Notre monde, aujourd’hui globalisé, héberge toujours 850 millions d’affamés
L’évacuation des campagnes et la faim du monde
Les statistiques sont désespérantes
Certes, les chiffres sont trompeurs et incertains. La faim est une maladie silencieuse et personne ne fait plus aujourd’hui d’enquêtes au coeur des brousses ou des banlieues. Mais, il n’est pas besoin de beaucoup de statistiques pour savoir que nous allons dans le mur. Il y aurait 1,2 milliard de pauvres à moins de 1 dollar par jour - ce qui, là encore, n’a pas grand sens : un rural africain se considèrerait très à l’aise avec un dollar quotidien ! Et, tout nous fait craindre une véritable hémorragie paysanne. Le déclin et la volatilité des prix agricoles entraînent les paysans dans une spirale de la paupérisation, de l’endettement et de l’exclusion. La compétition entre agricultures et agriculteurs du monde, orchestrée par les accords négociés dans le cadre de l’OMC, provoque cet effondrement des prix et l’élimination des compétiteurs les plus faibles. Une spirale sans fin, car, si rien ne l’interrompt, les compétiteurs forts imposeront leur ratio, à savoir 2 à 4% de personnes dans la production agricole. Les paysans sont toujours aujourd’hui 50% de la population mondiale soit 3 milliards de personnes. 2, 6 milliards de paysans (hommes, femmes et enfants) vont donc devoir lâcher prise et disparaître comme acteurs économiques formels. Cette paupérisation hémorragique est un drame pour les paysans, mais elle constitue aussi un danger majeur pour l’humanité toute entière. C’est l’une des questions contemporaines les plus lourdes de conséquences.

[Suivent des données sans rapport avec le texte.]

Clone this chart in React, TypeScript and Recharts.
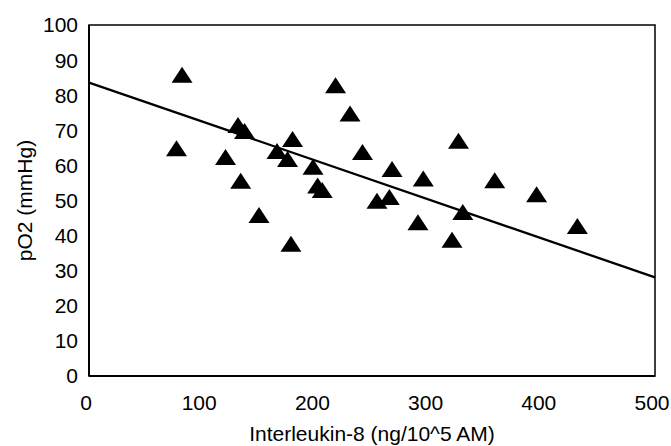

Malgré l’engagement des chefs d’Etats lors du Sommet du Millénaire de réduire le nombre de pauvres de moitié d’ici 2015, le milliard deux cent millions de pauvres risque au contraire de grossir considérablement des deux milliards de paysans exclus de leur terre et du croît démographique que l’on nous promet. Pourra-t-on créer quelques deux milliards d’emplois salariés ou, grâce au microcrédit, autant de microentreprises ? Aura-t-on les moyens de développer des politiques sociales mondiales et de créer un revenu universel minimum ? Bien sûr que non. Cette situation devient ingérable. On ne peut croire que les citoyens du XXI ème siècle puissent se désintéresser de ces processus dramatiques de paupérisation des personnes et des Etats et n’aient d’autre ambition que de contenir cette pauvreté mondiale, en attendant que les guerres, les maladies et la famine, les trois fléaux du XIV ème siècle européen et malheureusement déjà à l’œuvre dans de grandes régions africaines, viennent frapper et réduire ces milliards d’exclus.
C’est inacceptable et, donc, il n’y a donc pas lieu de l’accepter
Il faut d’urgence :
mettre la question de la mise en compétition entre les agricultures du monde et de l’exclusion des paysans au cœur de la négociation commerciale internationale,
porter attention aux consommateurs urbains pauvres en favorisant leur réinsertion dans l’économie, que ce soit dans des économies locales ou dans l’économie mondialisée, et leur permettre ainsi d’acheter leur nourriture mais aussi de se soigner et d’envoyer leurs enfants à l’école
enfin, aborder sérieusement et sans timidité la question démographique.
Henri Rouillé d’Orfeuil, Président de Coordination SUD, les inofs du MRJC n°48, juin/juillet/août 2005.